E, per rispettare il principio della trasparenza:
“Le aziende devono divulgare i piani per garantire che il modello di business sia compatibile con la transizione a un’economia sostenibile”.
Come abbiamo già annunciato, in caso di mancata applicazione delle nuove direttive, le aziende rischiano una sanzione che può includere ammende fino al 5% del loro fatturato netto mondiale. Inoltre dovranno risarcire appieno le vittime dei danni causati dalla mancata osservanza del dovere di diligenza.
Cambiamenti sostenibili in arrivo: per chi e quai sono le tappe
Le nuove regole non valgono per tutte le aziende. L’attenzione è puntata sulle grandi società, ma già a partire dai 500 dipendenti è richiesta una maggiore attenzione al benessere umano e ambientale.
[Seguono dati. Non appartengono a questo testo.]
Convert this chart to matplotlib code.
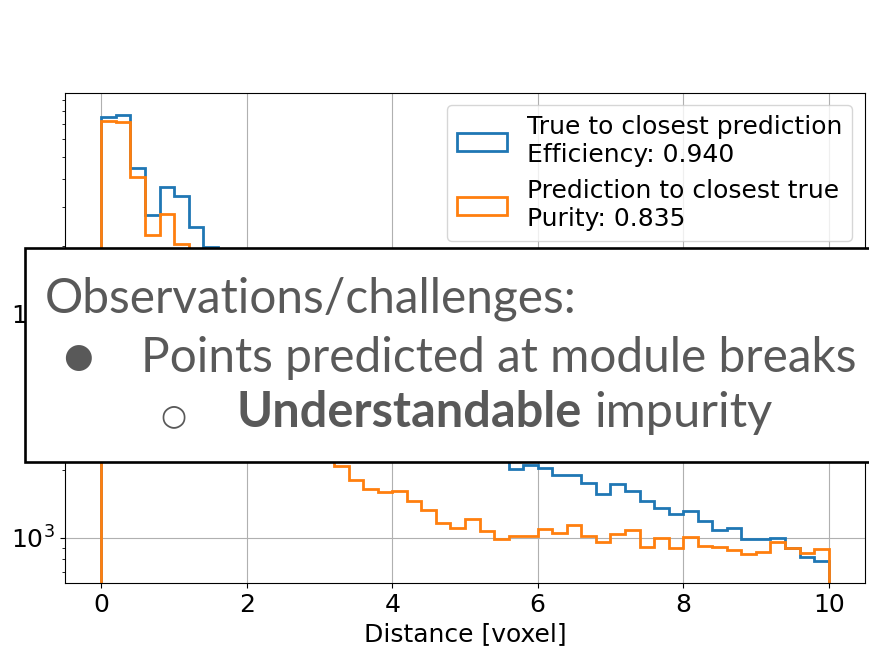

I requisiti di obbligo dell’applicazione sono i seguenti:
- avere avuto, in media, più di 500 dipendenti e un fatturato netto a livello mondiale di oltre 150 milioni di euro;
- avere avuto, in media, più di 250 dipendenti e un fatturato netto a livello mondiale di oltre 40 milioni di euro, purché almeno il 50% di tale fatturato netto sia stato generato in uno o più dei settori seguenti: tessuti, pellami e relativi prodotti (calzature comprese), agricoltura, silvicoltura, pesca (acquacoltura compresa), fabbricazione di prodotti alimentari e commercio all’ingrosso di materie prime agricole, bestiame, legname, alimenti e bevande, estrazione di risorse minerarie indipendentemente dal luogo in cui sono estratte, fabbricazione di prodotti in metallo e commercio all’ingrosso di queste.
La direttiva si applica in maniera graduale. Le fasi sono così suddivise:
- dal 2027 per le imprese con oltre 5.000 dipendenti e un fatturato superiore a 1.500 milioni di euro;
- dal 2028 per le imprese con oltre 3.000 dipendenti e un fatturato superiore a 900 milioni di euro;
- dal 2029 per tutte le altre imprese con oltre 1.000 dipendenti e un fatturato superiore a 450 milioni di euro.
Nelle varie tappe, alle aziende sarà quindi richiesto di investire per attuare le direttive. Non mancheranno costi di transizione, ma anche investimenti per adattare le operazioni e le “catene del valore” di un’azienda. La palla passa agli Stati membri, che hanno due anni per recepire la direttiva e un ulteriore anno per iniziare ad applicare le norme, seguendo le fasi sopra riportate; e passa agli imprenditori (le donne che fanno impresa sono più sostenibili) che dovranno impegnarsi per migliorare i loro doveri verso persone e ambiente.